The bill, requiring many employers to offer paid sick days, had been on the "suspension calendar" while its sponsors worked on amendments to mollify a business community standing in opposition.

Those amendments have been drafted and added to the bill, but the business community still opposes the measure.

"Basically, they're saying we shouldn't tell them what to do," said Councilman William K. Greenlee, one of the sponsors. "To take that to the furthest extent, we wouldn't have a 40-hour workweek, we wouldn't have minimum wage, child-labor laws."

The amendments, which Council could vote on next week, would require businesses with 11 or more employees to let their workers earn seven sick days. Businesses with 10 or fewer employees would have to let workers accumulate four sick days.

The number of days was lowered from the original draft of the bill.

Other amendments would exclude interns, per-diem employees, and workers covered by labor contracts.

During public hearings, many business owners testified that sick days would amount to extra vacation days because no employee would leave them unused.
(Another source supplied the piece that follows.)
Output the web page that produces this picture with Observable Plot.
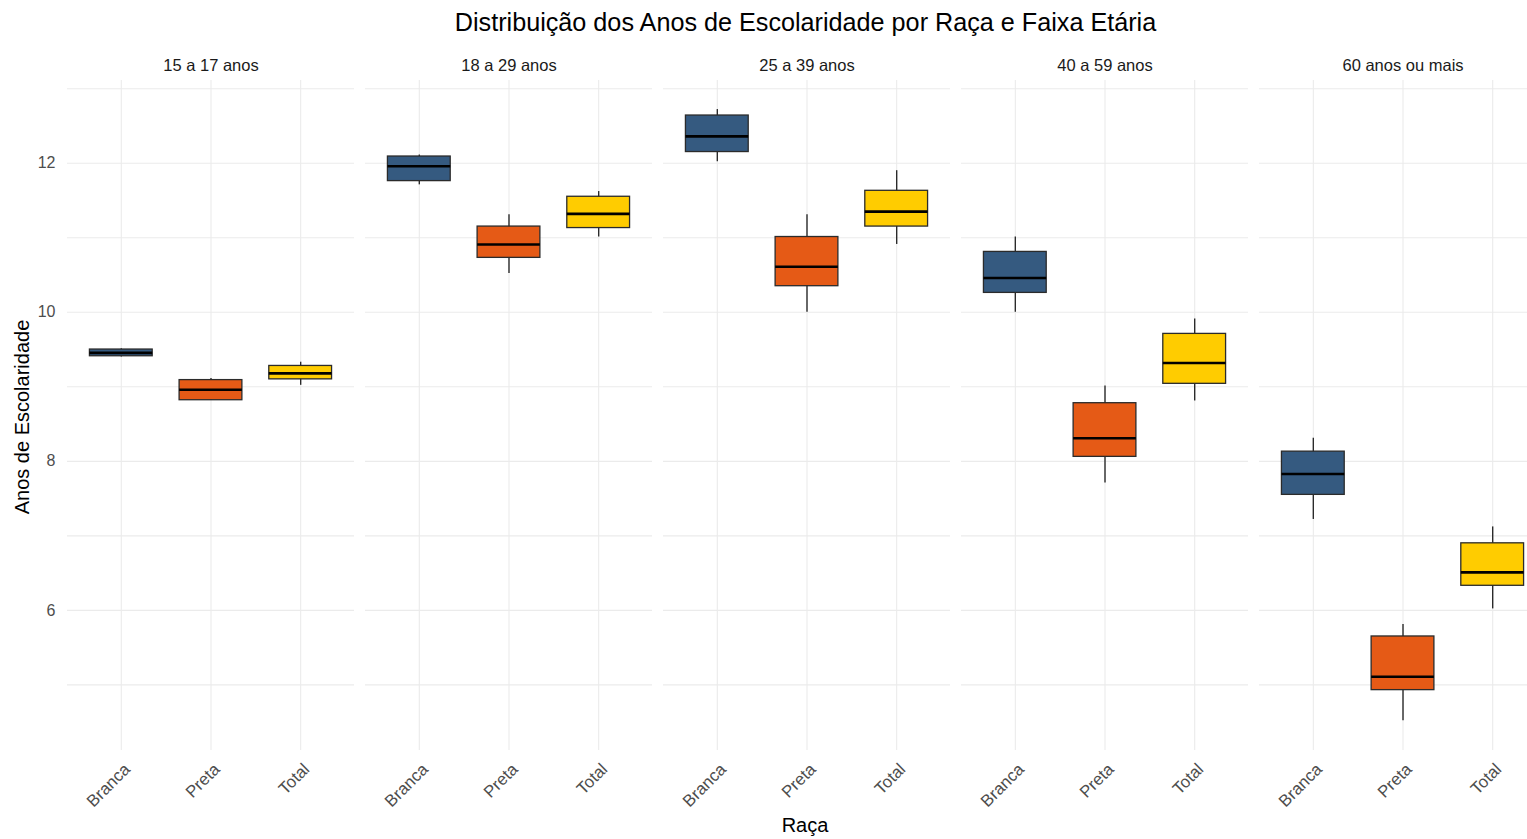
<!DOCTYPE html>
<html><head><meta charset="utf-8">
<script src="https://cdn.jsdelivr.net/npm/d3@7"></script>
<script src="https://cdn.jsdelivr.net/npm/@observablehq/plot@0.6"></script>
<style>
body{margin:0;background:#fff;font-family:"Liberation Sans",Arial,sans-serif;overflow:hidden;}
#wrap{position:relative;width:1527px;height:839px;overflow:hidden;background:#fff;}
#title{position:absolute;left:0;top:7px;width:1611px;text-align:center;font-size:25.2px;line-height:30px;color:#000;white-space:nowrap;}
#ylab{position:absolute;left:22px;top:417px;transform:translate(-50%,-50%) rotate(-90deg);font-size:20px;line-height:22px;color:#000;white-space:nowrap;}
#xlab{position:absolute;left:805px;top:813px;transform:translateX(-50%);font-size:20px;line-height:24px;color:#000;white-space:nowrap;}
#chart{position:absolute;left:0;top:45px;width:1548px;}
#chart svg{max-width:none !important;}
</style>
</head><body>
<div id="wrap">
  <div id="title">Distribuição dos Anos de Escolaridade por Raça e Faixa Etária</div>
  <div id="chart"></div>
  <div id="ylab">Anos de Escolaridade</div>
  <div id="xlab">Raça</div>
</div>
<script>
const faixas = ["15 a 17 anos", "18 a 29 anos", "25 a 39 anos", "40 a 59 anos", "60 anos ou mais"];
const racas = ["Branca", "Preta", "Total"];
const cores = ["#355A80", "#E55A16", "#FFCC00"];
const yTicks = [6, 8, 10, 12];
const yGrid = [5, 6, 7, 8, 9, 10, 11, 12, 13];
// values per faixa, each in order Branca, Preta, Total
const mins    = [9.40, 8.82, 9.02,   11.71, 10.52, 11.01,  12.02, 10.00, 10.91,  10.00, 7.71, 8.81,  7.22, 4.52, 6.02];
const q1s     = [9.41, 8.82, 9.10,   11.76, 10.73, 11.13,  12.15, 10.35, 11.15,  10.26, 8.06, 9.04,  7.55, 4.93, 6.33];
const medians = [9.455, 8.96, 9.18,  11.96, 10.91, 11.32,  12.36, 10.61, 11.35,  10.46, 8.31, 9.32,  7.83, 5.11, 6.51];
const q3s     = [9.50, 9.09, 9.28,   12.09, 11.15, 11.55,  12.64, 11.01, 11.63,  10.81, 8.78, 9.71,  8.13, 5.65, 6.90];
const maxs    = [9.51, 9.11, 9.33,   12.11, 11.31, 11.62,  12.72, 11.31, 11.90,  11.01, 9.01, 9.91,  8.31, 5.81, 7.12];

const data = [];
faixas.forEach((f, i) => racas.forEach((r, j) => {
  const k = i * 3 + j;
  data.push({faixa: f, raca: r, min: mins[k], q1: q1s[k], med: medians[k], q3: q3s[k], max: maxs[k]});
}));

const grid = "#ebebeb";
const chart = Plot.plot({
  width: 1548,
  height: 794,
  marginTop: 35,
  marginBottom: 89,
  marginLeft: 67,
  marginRight: 2,
  style: {fontFamily: '"Liberation Sans", Arial, sans-serif', background: "#fff", maxWidth: "none"},
  fx: {domain: faixas, paddingInner: 0.037, paddingOuter: 0, round: false, axis: null, label: null},
  x: {domain: racas, type: "band", paddingInner: 0.3, paddingOuter: 0.25, round: false, axis: null, label: null},
  y: {domain: [4.12, 13.11], axis: null, label: null},
  color: {domain: racas, range: cores},
  marks: [
    Plot.gridY({ticks: yGrid, stroke: grid, strokeOpacity: 1, strokeWidth: 1.1}),
    Plot.gridX({stroke: grid, strokeOpacity: 1, strokeWidth: 1.1}),
    Plot.ruleX(data, {fx: "faixa", x: "raca", y1: "min", y2: "max", stroke: "#2b2b2b", strokeWidth: 1.4}),
    Plot.barY(data, {fx: "faixa", x: "raca", y1: "q1", y2: "q3", fill: "raca", stroke: "#2b2b2b", strokeWidth: 1.3}),
    Plot.tickY(data, {fx: "faixa", x: "raca", y: "med", stroke: "#000", strokeWidth: 2.6}),
    Plot.axisY({ticks: yTicks, tickSize: 0, tickPadding: 12, fontSize: 16, fill: "#4d4d4d", label: null}),
    Plot.axisX({tickRotate: -45, tickSize: 0, tickPadding: 16, dx: 6, fontSize: 16.8, fill: "#4d4d4d", label: null}),
    Plot.axisFx({anchor: "top", tickSize: 0, tickPadding: 10, fontSize: 16.5, fill: "#1a1a1a", label: null})
  ]
});
document.getElementById("chart").appendChild(chart);
</script>
</body></html>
Some employers threatened to leave the city if the bill passed.

"I respect businesses. We don't want businesses to leave the city," Greenlee said. "But I think they have to be reasonable and not just . . . doing Chicken Little all the time."

Mayor Nutter has said he opposes the bill, but he has not threatened to veto it.

"We praised the concept, the principle," Nutter spokesman Mark McDonald said. "But the legislation would be onerous for business, and particularly for small business."

Rob Wonderling, president and chief executive officer of the Greater Philadelphia Chamber of Commerce, said the amendments don't address the "overwhelming concerns" of small businesses.

"Although the goal of the proposed legislation is well-intentioned, this is clearly not the time to add another regulatory burden," he said.

A coalition of bill supporters, including ACTION United and a number of labor unions, have been staging events at City Hall for weeks. On Thursday, dozens of backers surrounded the building with a string of Day-Glo postcards from fellow supporters.

The coalition also released a poll this week that found that 71 percent of voters in the primary who responded were in favor of paid sick leave.

The bill, co-sponsored by Majority Whip Darrell L. Clarke, could come up for a final vote in two weeks.